--- RAW DATA ---
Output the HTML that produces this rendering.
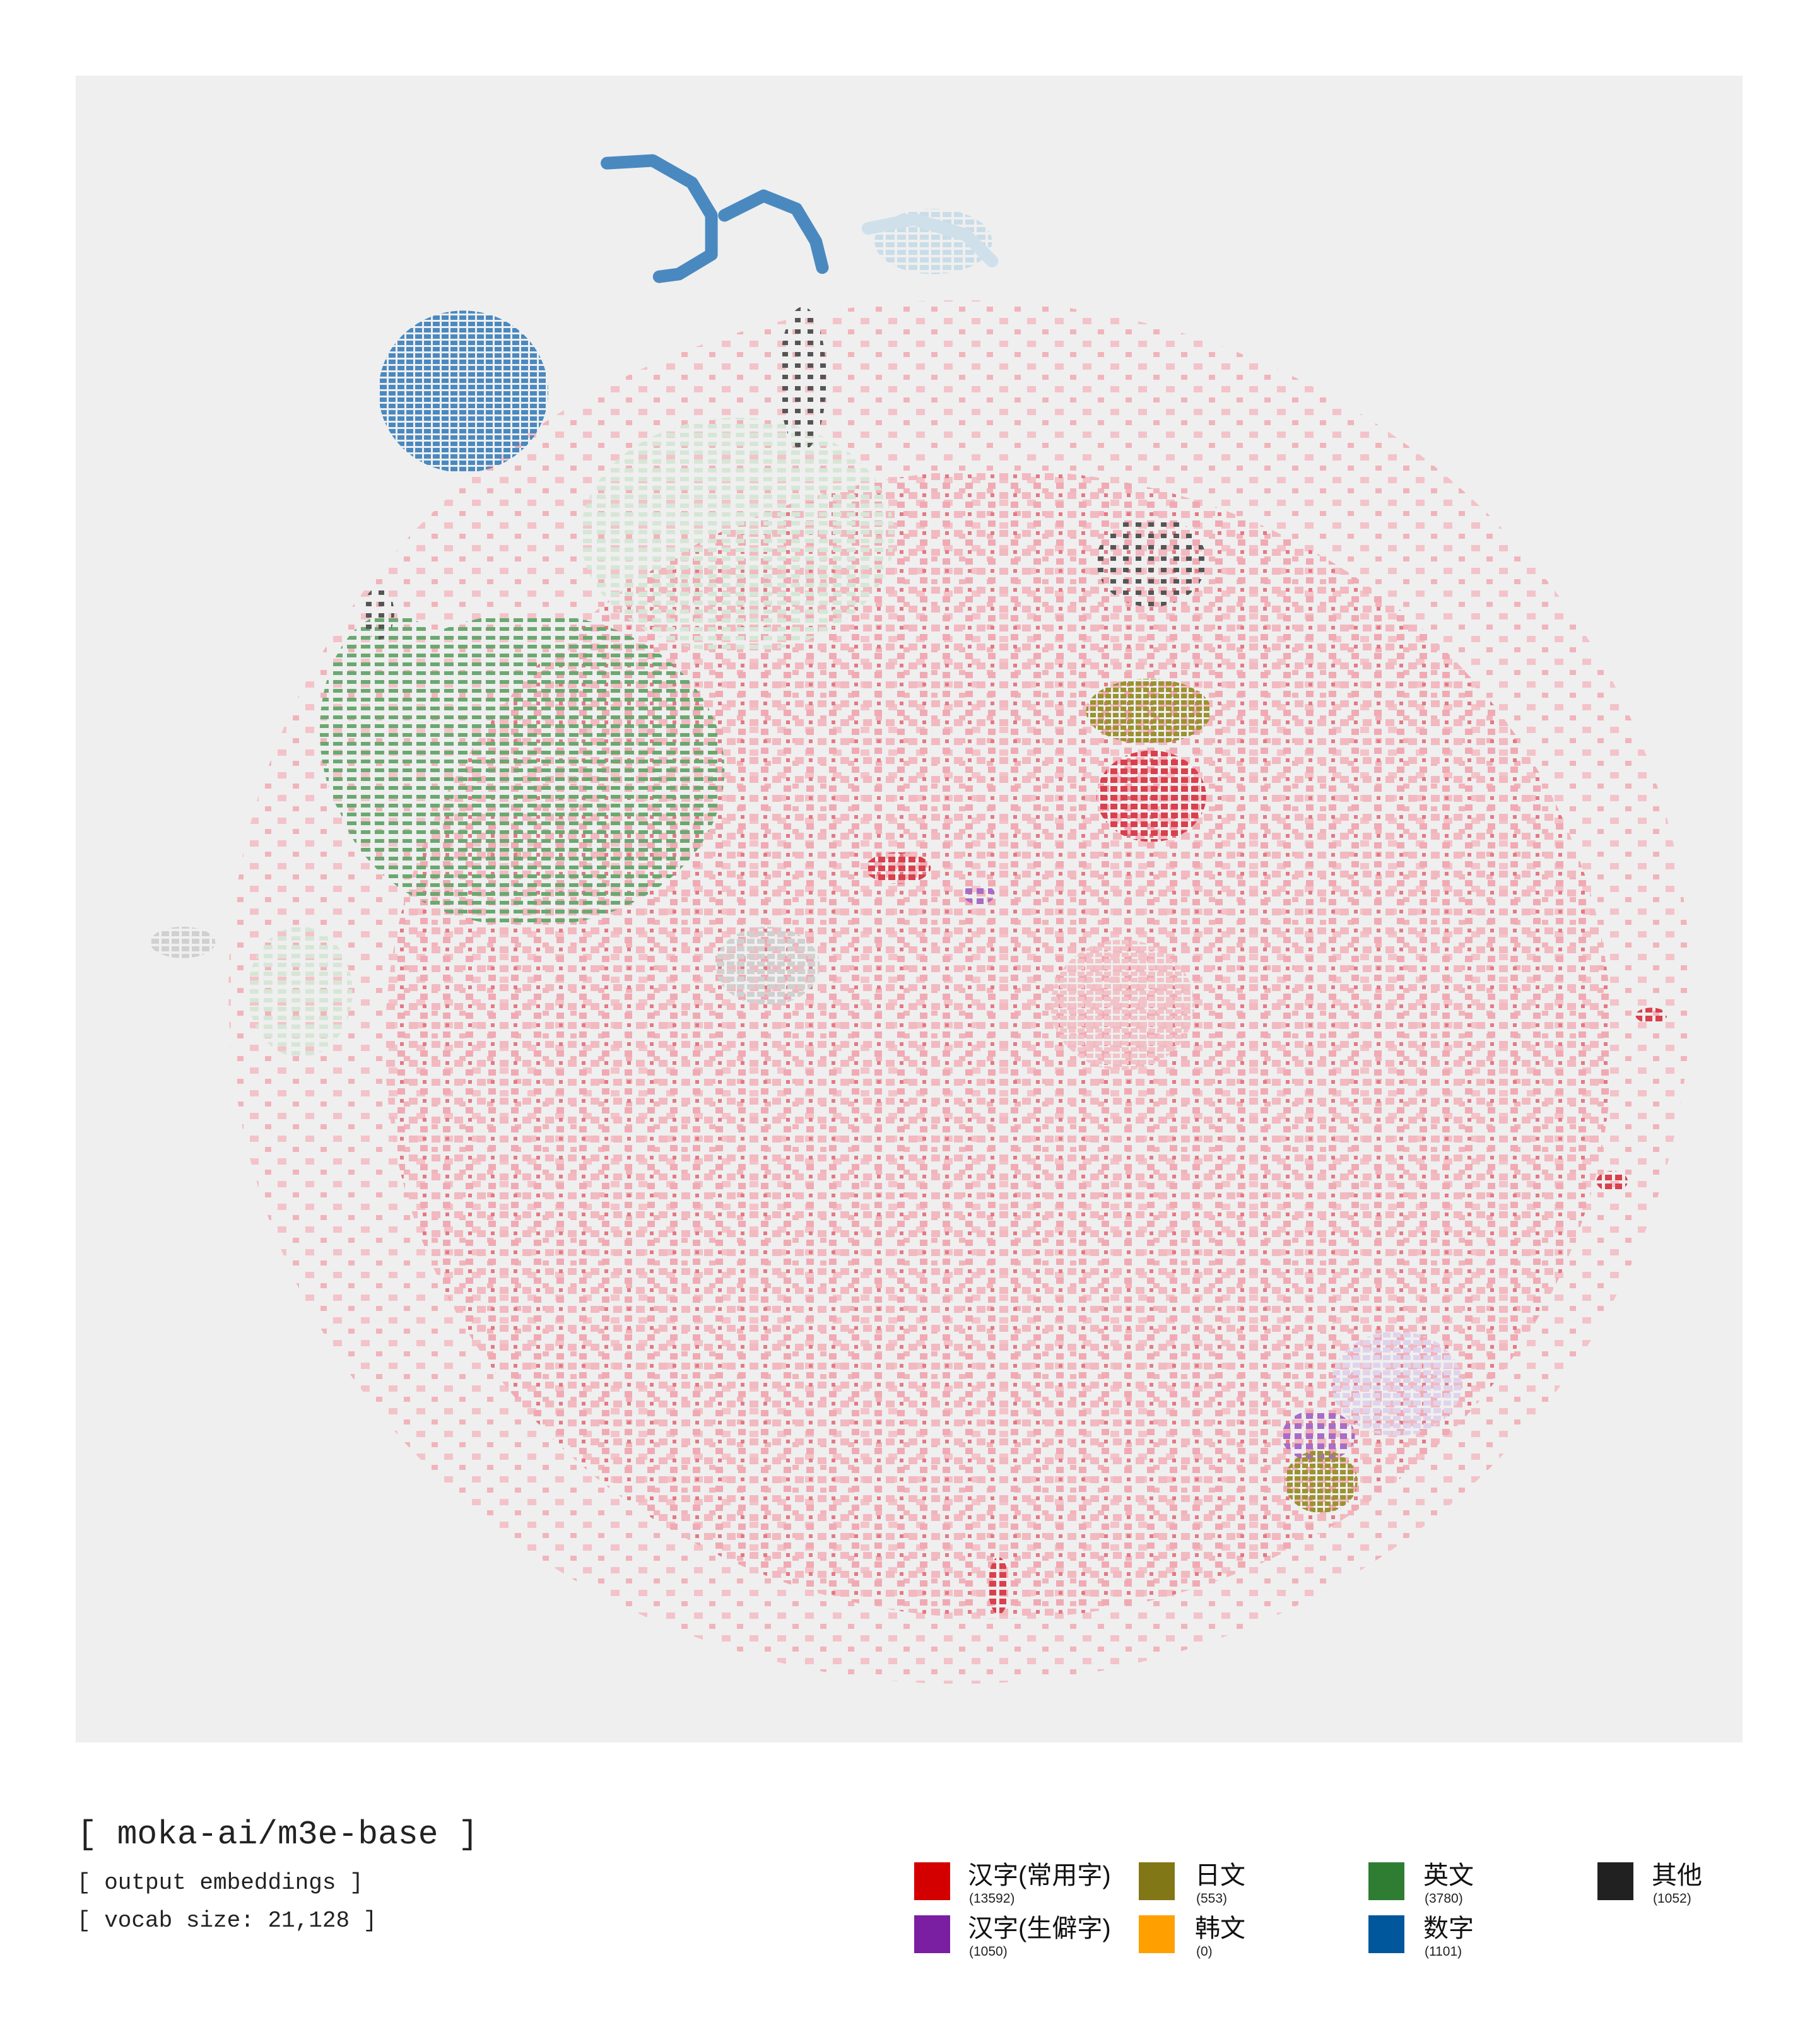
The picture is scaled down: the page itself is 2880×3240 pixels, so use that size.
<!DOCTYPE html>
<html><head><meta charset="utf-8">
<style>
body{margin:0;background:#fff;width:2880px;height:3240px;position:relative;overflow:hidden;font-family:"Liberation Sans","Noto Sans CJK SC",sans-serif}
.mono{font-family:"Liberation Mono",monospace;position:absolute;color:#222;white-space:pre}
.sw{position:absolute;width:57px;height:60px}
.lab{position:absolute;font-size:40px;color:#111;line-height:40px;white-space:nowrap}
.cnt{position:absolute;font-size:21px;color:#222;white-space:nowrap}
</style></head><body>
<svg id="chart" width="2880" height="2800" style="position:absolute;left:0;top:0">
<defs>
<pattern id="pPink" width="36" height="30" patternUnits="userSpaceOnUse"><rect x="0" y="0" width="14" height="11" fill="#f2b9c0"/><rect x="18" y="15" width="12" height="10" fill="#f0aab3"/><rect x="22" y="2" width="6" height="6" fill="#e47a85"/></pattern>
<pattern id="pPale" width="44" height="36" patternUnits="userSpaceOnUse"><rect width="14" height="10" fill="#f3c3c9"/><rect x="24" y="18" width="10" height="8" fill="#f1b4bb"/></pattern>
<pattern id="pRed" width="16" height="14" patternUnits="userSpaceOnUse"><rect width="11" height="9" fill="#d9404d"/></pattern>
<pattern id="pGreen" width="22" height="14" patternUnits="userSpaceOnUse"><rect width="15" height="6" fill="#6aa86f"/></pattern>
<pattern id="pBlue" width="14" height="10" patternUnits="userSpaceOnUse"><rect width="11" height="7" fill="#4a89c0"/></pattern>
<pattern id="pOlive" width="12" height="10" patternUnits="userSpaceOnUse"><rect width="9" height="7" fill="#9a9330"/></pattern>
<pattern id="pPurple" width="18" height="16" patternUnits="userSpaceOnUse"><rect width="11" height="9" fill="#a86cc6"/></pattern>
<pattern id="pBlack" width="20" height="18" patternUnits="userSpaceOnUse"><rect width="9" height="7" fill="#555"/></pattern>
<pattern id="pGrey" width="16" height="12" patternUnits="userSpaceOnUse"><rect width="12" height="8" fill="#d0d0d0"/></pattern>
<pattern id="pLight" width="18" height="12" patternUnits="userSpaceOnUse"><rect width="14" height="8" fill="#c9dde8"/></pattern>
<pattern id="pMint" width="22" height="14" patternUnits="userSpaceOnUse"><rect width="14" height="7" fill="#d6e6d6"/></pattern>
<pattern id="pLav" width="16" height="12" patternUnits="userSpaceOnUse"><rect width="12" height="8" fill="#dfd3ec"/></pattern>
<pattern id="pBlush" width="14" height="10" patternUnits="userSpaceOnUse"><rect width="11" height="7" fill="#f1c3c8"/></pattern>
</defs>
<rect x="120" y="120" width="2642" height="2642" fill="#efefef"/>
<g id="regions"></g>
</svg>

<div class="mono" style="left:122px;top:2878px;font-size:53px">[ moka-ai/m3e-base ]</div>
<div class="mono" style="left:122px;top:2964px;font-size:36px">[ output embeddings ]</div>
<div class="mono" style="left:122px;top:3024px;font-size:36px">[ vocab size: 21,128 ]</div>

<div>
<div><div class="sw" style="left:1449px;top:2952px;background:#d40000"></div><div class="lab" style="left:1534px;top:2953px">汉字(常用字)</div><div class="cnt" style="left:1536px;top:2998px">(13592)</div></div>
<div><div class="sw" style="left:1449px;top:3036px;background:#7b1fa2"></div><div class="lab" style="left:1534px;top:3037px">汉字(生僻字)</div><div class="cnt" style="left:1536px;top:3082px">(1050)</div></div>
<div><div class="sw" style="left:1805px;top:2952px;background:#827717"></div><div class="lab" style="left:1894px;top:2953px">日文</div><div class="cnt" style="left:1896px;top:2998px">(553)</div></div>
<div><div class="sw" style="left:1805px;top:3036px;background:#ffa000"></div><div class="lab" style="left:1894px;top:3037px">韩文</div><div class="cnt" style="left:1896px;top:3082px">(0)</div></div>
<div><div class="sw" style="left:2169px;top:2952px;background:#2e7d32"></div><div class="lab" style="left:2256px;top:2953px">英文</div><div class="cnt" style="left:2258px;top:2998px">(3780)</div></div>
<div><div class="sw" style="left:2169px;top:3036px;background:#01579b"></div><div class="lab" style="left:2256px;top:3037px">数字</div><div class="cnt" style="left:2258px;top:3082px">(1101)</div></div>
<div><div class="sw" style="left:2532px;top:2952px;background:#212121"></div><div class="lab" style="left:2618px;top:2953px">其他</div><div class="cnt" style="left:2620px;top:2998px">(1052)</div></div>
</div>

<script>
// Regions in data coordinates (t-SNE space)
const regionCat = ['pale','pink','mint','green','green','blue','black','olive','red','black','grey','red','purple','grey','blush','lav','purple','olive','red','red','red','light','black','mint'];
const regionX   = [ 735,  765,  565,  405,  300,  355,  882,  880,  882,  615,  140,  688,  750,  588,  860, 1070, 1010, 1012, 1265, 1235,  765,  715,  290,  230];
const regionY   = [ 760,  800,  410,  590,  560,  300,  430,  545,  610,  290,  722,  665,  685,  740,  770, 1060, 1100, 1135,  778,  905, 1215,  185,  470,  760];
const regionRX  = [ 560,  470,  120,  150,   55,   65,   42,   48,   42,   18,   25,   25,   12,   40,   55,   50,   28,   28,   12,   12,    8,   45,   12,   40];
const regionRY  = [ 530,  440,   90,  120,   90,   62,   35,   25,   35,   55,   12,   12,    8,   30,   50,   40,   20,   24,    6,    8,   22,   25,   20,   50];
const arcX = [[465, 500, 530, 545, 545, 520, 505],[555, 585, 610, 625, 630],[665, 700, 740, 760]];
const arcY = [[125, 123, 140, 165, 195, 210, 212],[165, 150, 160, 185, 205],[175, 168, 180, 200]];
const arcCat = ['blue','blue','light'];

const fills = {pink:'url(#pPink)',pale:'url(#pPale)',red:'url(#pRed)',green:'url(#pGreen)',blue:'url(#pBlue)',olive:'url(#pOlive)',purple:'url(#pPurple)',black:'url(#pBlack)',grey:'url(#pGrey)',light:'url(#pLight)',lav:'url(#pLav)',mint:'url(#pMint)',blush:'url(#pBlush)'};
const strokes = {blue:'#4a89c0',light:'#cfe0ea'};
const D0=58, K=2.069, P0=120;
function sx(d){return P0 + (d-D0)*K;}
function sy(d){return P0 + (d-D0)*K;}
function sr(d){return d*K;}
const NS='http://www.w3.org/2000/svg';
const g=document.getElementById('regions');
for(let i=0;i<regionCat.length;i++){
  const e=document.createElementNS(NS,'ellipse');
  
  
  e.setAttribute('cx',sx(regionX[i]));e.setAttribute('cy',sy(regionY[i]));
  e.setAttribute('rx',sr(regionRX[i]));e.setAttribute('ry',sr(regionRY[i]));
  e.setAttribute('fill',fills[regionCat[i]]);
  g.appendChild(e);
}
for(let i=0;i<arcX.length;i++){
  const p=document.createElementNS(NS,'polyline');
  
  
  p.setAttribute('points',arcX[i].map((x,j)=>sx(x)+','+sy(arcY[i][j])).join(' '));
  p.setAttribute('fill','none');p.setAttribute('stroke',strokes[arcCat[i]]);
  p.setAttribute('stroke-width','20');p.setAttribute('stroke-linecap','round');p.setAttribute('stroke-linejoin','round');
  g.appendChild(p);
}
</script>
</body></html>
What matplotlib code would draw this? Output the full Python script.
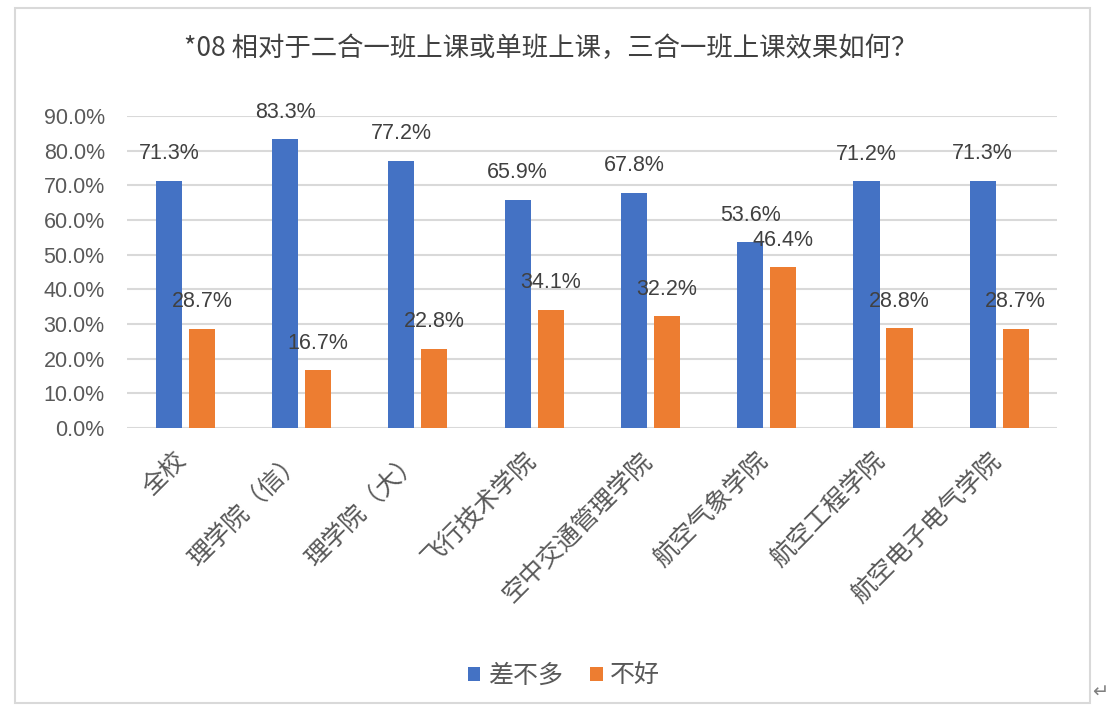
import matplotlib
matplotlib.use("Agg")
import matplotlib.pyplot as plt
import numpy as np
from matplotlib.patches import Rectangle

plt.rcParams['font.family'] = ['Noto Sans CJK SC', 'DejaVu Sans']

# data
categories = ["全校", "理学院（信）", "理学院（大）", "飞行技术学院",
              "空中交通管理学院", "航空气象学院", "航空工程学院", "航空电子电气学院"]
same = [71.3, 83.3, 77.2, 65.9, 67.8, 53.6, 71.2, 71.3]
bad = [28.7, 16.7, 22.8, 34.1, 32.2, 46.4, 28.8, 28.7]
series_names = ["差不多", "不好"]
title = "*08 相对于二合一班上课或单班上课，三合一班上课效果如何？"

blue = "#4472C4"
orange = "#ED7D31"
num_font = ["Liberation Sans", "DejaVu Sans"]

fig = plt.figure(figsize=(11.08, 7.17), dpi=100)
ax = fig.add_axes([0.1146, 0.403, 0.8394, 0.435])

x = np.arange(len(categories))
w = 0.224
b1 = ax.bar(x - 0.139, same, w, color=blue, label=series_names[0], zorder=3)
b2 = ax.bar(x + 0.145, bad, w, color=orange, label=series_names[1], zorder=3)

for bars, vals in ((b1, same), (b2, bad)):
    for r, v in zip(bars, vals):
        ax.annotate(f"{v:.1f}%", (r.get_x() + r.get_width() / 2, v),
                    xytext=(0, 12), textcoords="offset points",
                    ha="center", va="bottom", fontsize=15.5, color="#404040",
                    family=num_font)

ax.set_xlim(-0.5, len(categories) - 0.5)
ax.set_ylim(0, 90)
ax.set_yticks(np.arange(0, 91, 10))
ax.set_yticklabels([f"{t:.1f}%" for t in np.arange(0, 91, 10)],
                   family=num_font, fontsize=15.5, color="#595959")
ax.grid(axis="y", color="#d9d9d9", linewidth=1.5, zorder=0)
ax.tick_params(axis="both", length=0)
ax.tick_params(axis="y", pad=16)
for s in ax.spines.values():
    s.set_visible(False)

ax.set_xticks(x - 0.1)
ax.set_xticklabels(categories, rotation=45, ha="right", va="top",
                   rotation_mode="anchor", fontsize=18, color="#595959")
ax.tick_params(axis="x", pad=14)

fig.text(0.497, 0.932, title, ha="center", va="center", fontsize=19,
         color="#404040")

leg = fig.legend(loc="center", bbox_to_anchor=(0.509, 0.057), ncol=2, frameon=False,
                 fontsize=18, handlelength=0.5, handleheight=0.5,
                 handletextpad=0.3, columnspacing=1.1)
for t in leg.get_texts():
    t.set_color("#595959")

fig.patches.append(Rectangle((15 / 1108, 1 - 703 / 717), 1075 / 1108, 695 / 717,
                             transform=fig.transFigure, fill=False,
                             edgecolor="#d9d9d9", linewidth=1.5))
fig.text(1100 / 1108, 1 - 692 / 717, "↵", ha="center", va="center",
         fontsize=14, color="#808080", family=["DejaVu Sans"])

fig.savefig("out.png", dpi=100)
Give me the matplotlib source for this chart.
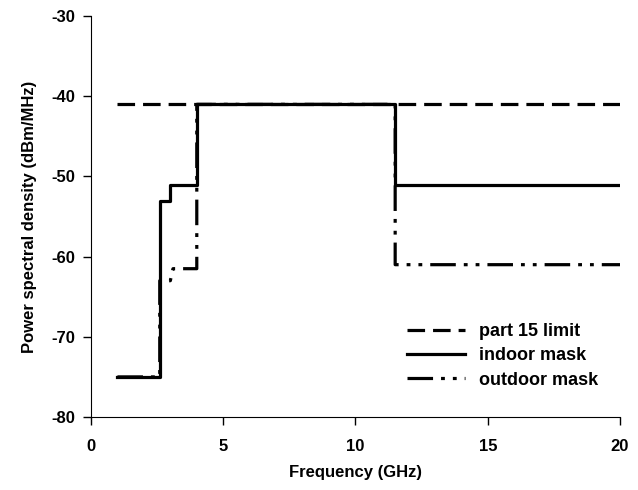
---
EXERCISE: Among the lines of the data, identify those with the word "that". Copy each of them.

RESULT OF THE EXERCISE:
Output the HTML that produces this rendering.
The picture is scaled down: the page itself is 2880×3240 pixels, so use that size.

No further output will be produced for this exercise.